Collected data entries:
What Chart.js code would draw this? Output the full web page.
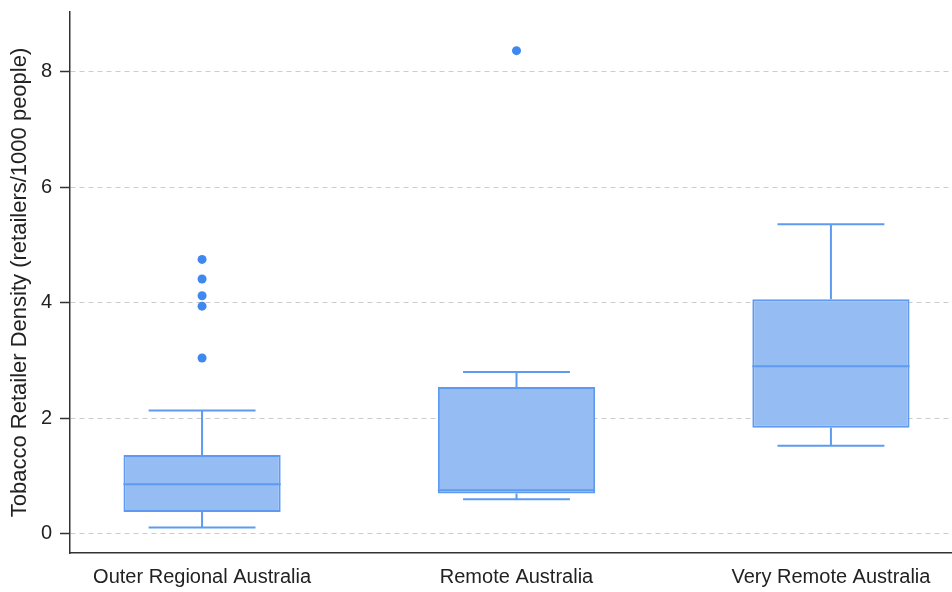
<!DOCTYPE html>
<html>
<head>
<meta charset="utf-8">
<script src="https://cdn.jsdelivr.net/npm/chart.js@4/dist/chart.umd.min.js"></script>
<style>
  html, body { margin: 0; padding: 0; background: #ffffff; }
  #wrap { width: 952px; height: 592px; position: relative; }
</style>
</head>
<body>
<div id="wrap"><canvas id="c"></canvas></div>
<script>
// Tobacco retailer density by remoteness area (box-and-whisker summary)
const categories = ['Outer Regional Australia', 'Remote Australia', 'Very Remote Australia'];
const whiskerLow  = [0.10, 0.59, 1.52];
const quartile1   = [0.37, 0.69, 1.83];
const median      = [0.85, 0.75, 2.90];
const quartile3   = [1.36, 2.54, 4.06];
const whiskerHigh = [2.13, 2.80, 5.36];
const outliers    = [[3.04, 3.94, 4.12, 4.41, 4.75], [8.37], []];
const yTickValues = [0, 2, 4, 6, 8];

const FONT = 'Liberation Sans, Arial, Helvetica, sans-serif';
const BOX_FILL = '#95bdf4';
const BOX_LINE = '#5e9bf0';
const POINT_COLOR = '#3f88f0';
const CAP_HALF = 0.17; // whisker cap half-width in category units

const boxData = categories.map((c, i) => ({ x: i + 1, y: [quartile1[i], quartile3[i]] }));
const outlierData = outliers.flatMap((vals, i) => vals.map(v => ({ x: i + 1, y: v })));

// Whisker stems, caps and median lines drawn through the chart's scales
const boxPlotLines = {
  id: 'boxPlotLines',
  afterDatasetsDraw(chart) {
    const { ctx, scales: { x, y } } = chart;
    const meta = chart.getDatasetMeta(0);
    ctx.save();
    ctx.strokeStyle = BOX_LINE;
    ctx.lineWidth = 2;
    categories.forEach((c, i) => {
      const cx = x.getPixelForValue(i + 1);
      const capL = x.getPixelForValue(i + 1 - CAP_HALF);
      const capR = x.getPixelForValue(i + 1 + CAP_HALF);
      const yLo = y.getPixelForValue(whiskerLow[i]);
      const yHi = y.getPixelForValue(whiskerHigh[i]);
      const yQ1 = y.getPixelForValue(quartile1[i]);
      const yQ3 = y.getPixelForValue(quartile3[i]);
      const yMed = y.getPixelForValue(median[i]);
      ctx.beginPath();
      // upper whisker
      ctx.moveTo(cx, yQ3); ctx.lineTo(cx, yHi);
      ctx.moveTo(capL, yHi); ctx.lineTo(capR, yHi);
      // lower whisker
      ctx.moveTo(cx, yQ1); ctx.lineTo(cx, yLo);
      ctx.moveTo(capL, yLo); ctx.lineTo(capR, yLo);
      ctx.stroke();
      // median across the box
      const bar = meta.data[i];
      const half = bar.width / 2;
      ctx.beginPath();
      ctx.moveTo(bar.x - half, yMed); ctx.lineTo(bar.x + half, yMed);
      ctx.stroke();
    });
    ctx.restore();
  }
};

function noScalePadding(s) {
  s.paddingTop = 0; s.paddingBottom = 0; s.paddingLeft = 0; s.paddingRight = 0;
}

new Chart(document.getElementById('c'), {
  type: 'bar',
  data: {
    datasets: [
      {
        type: 'bar',
        data: boxData,
        backgroundColor: BOX_FILL,
        borderColor: BOX_LINE,
        borderWidth: 2,
        borderSkipped: false,
        categoryPercentage: 1,
        barPercentage: 0.5,
        order: 2
      },
      {
        type: 'scatter',
        data: outlierData,
        backgroundColor: POINT_COLOR,
        borderColor: POINT_COLOR,
        pointRadius: 4.5,
        pointBorderWidth: 0,
        order: 1
      }
    ]
  },
  options: {
    responsive: true,
    maintainAspectRatio: false,
    animation: false,
    layout: { autoPadding: false, padding: { top: 12, right: 0, bottom: 0, left: 0 } },
    plugins: {
      legend: { display: false },
      tooltip: { enabled: false }
    },
    scales: {
      x: {
        type: 'linear',
        min: 0.58,
        max: 3.385,
        offset: false,
        afterBuildTicks: s => { s.ticks = categories.map((c, i) => ({ value: i + 1 })); },
        afterFit: s => { s.height = 39; noScalePadding(s); },
        ticks: {
          callback: v => categories[v - 1],
          color: '#222222',
          font: { family: FONT, size: 20 },
          padding: 12,
          maxRotation: 0,
          autoSkip: false
        },
        grid: { display: false, drawTicks: false },
        border: { display: true, color: '#333333', width: 1.5 }
      },
      y: {
        type: 'linear',
        min: -0.34,
        max: 9.04,
        afterBuildTicks: s => { s.ticks = yTickValues.map(v => ({ value: v })); },
        afterFit: s => { s.width = 70; noScalePadding(s); },
        ticks: {
          color: '#222222',
          font: { family: FONT, size: 20 },
          padding: 8
        },
        grid: {
          color: '#cccccc',
          lineWidth: 1,
          tickLength: 10,
          tickColor: '#333333',
          tickWidth: 1.5,
          tickBorderDash: []
        },
        border: { display: true, color: '#333333', width: 1.5, dash: [5, 4] },
        title: {
          display: true,
          text: 'Tobacco Retailer Density (retailers/1000 people)',
          color: '#222222',
          font: { family: FONT, size: 22 },
          padding: { top: 7, bottom: 0 }
        }
      }
    }
  },
  plugins: [boxPlotLines]
});
</script>
</body>
</html>
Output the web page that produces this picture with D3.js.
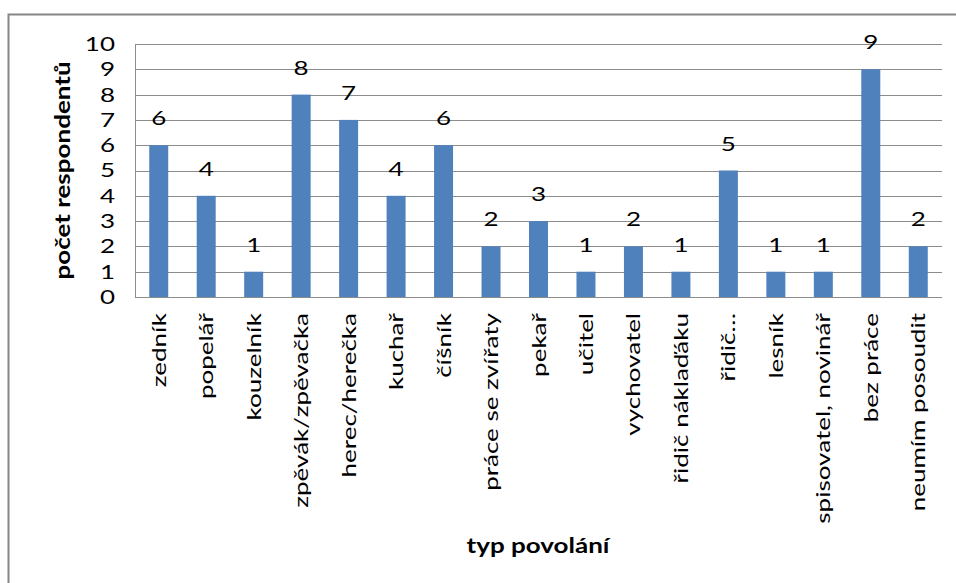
<!DOCTYPE html>
<html>
<head>
<meta charset="utf-8">
<script src="https://cdn.jsdelivr.net/npm/d3@7"></script>
<style>
  body { margin: 0; background: #fff; }
  svg { font-family: Lato, "Liberation Sans", sans-serif; }
</style>
</head>
<body>
<svg id="chart" width="956" height="583"></svg>
<script>
var categories = ["zedník", "popelář", "kouzelník", "zpěvák/zpěvačka", "herec/herečka", "kuchař",
  "číšník", "práce se zvířaty", "pekař", "učitel", "vychovatel", "řidič náklaďáku", "řidič…",
  "lesník", "spisovatel, novinář", "bez práce", "neumím posoudit"];
var values = [6, 4, 1, 8, 7, 4, 6, 2, 3, 1, 2, 1, 5, 1, 1, 9, 2];
var yTicks = [0, 1, 2, 3, 4, 5, 6, 7, 8, 9, 10];

var data = categories.map(function(c, i) { return {name: c, value: values[i]}; });

var svg = d3.select("#chart");
var margin = {top: 44, right: 14, bottom: 286, left: 135};
var width = 956 - margin.left - margin.right;
var height = 583 - margin.top - margin.bottom;
var SX = "scale(1.3,1)"; // the original font runs wider than Lato

// chart frame
svg.append("rect")
  .attr("x", 8.5).attr("y", 14.5)
  .attr("width", 960).attr("height", 600)
  .attr("fill", "none")
  .attr("stroke", "#868686")
  .attr("stroke-width", 2);

var g = svg.append("g").attr("transform", "translate(" + margin.left + "," + margin.top + ")");

var x = d3.scaleBand().domain(categories).range([0, width]).paddingInner(0.6).paddingOuter(0.3);
var y = d3.scaleLinear().domain([0, 10]).range([height, 0]);

// gridlines
g.selectAll(".grid")
  .data(yTicks)
  .enter().append("line")
  .attr("x1", 0).attr("x2", width)
  .attr("y1", function(d) { return Math.round(y(d)) + 0.5; })
  .attr("y2", function(d) { return Math.round(y(d)) + 0.5; })
  .attr("stroke", "#8c8c8c")
  .attr("stroke-width", 1);

g.append("line")
  .attr("x1", 0.5).attr("x2", 0.5)
  .attr("y1", 0).attr("y2", height)
  .attr("stroke", "#8c8c8c");

// bars
g.selectAll(".bar")
  .data(data)
  .enter().append("rect")
  .attr("x", function(d) { return x(d.name); })
  .attr("y", function(d) { return y(d.value); })
  .attr("width", x.bandwidth())
  .attr("height", function(d) { return height - y(d.value); })
  .attr("fill", "#4F81BD");

// value labels
g.selectAll(".val")
  .data(data)
  .enter().append("text")
  .attr("transform", function(d) {
    return "translate(" + (x(d.name) + x.bandwidth() / 2) + "," + (y(d.value) - 20) + ") " + SX;
  })
  .attr("text-anchor", "middle")
  .attr("font-size", 20)
  .attr("fill", "#000")
  .text(function(d) { return d.value; });

// y axis
var yAxis = d3.axisLeft(y).tickValues(yTicks).tickSize(0).tickPadding(0);
g.append("g")
  .call(yAxis)
  .call(function(s) { s.select(".domain").remove(); })
  .selectAll("text")
  .attr("font-size", 20)
  .attr("font-family", "Lato, sans-serif")
  .attr("fill", "#000")
  .attr("x", 0)
  .attr("transform", "translate(-20,0) " + SX);

// x axis labels
var xAxis = d3.axisBottom(x).tickSize(0);
g.append("g")
  .attr("transform", "translate(0," + height + ")")
  .call(xAxis)
  .call(function(s) { s.select(".domain").remove(); })
  .selectAll("text")
  .attr("font-size", 20)
  .attr("font-family", "Lato, sans-serif")
  .attr("fill", "#000")
  .attr("text-anchor", "end")
  .attr("transform", "rotate(-90) translate(-16,0) " + SX)
  .attr("x", 0)
  .attr("y", 0)
  .attr("dy", "0.35em");

// axis titles
svg.append("text")
  .attr("transform", "translate(70," + (margin.top + height / 2) + ") rotate(-90) " + SX)
  .attr("text-anchor", "middle")
  .attr("font-size", 20)
  .attr("font-weight", "bold")
  .text("počet respondentů");

svg.append("text")
  .attr("transform", "translate(538,553) " + SX)
  .attr("text-anchor", "middle")
  .attr("font-size", 20)
  .attr("font-weight", "bold")
  .text("typ povolání");
</script>
</body>
</html>
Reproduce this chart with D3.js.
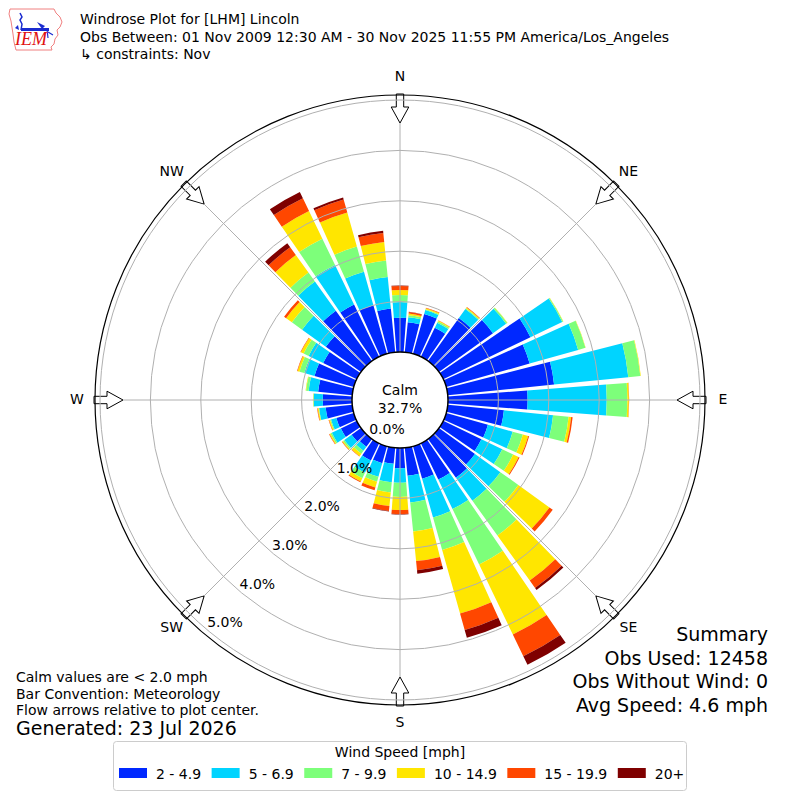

DO THIS →
From the top of the listing above, repeat each line exactly until you reach the line containing "const yTickValues = [0, 2, 4, 6, 8];", and repeat that one too. Leave the pictures out.

RESULT OF THE TASK →
What Chart.js code would draw this? Output the full web page.
<!DOCTYPE html>
<html>
<head>
<meta charset="utf-8">
<script src="https://cdn.jsdelivr.net/npm/chart.js@4/dist/chart.umd.min.js"></script>
<style>
  html, body { margin: 0; padding: 0; background: #ffffff; }
  #wrap { width: 952px; height: 592px; position: relative; }
</style>
</head>
<body>
<div id="wrap"><canvas id="c"></canvas></div>
<script>
// Tobacco retailer density by remoteness area (box-and-whisker summary)
const categories = ['Outer Regional Australia', 'Remote Australia', 'Very Remote Australia'];
const whiskerLow  = [0.10, 0.59, 1.52];
const quartile1   = [0.37, 0.69, 1.83];
const median      = [0.85, 0.75, 2.90];
const quartile3   = [1.36, 2.54, 4.06];
const whiskerHigh = [2.13, 2.80, 5.36];
const outliers    = [[3.04, 3.94, 4.12, 4.41, 4.75], [8.37], []];
const yTickValues = [0, 2, 4, 6, 8];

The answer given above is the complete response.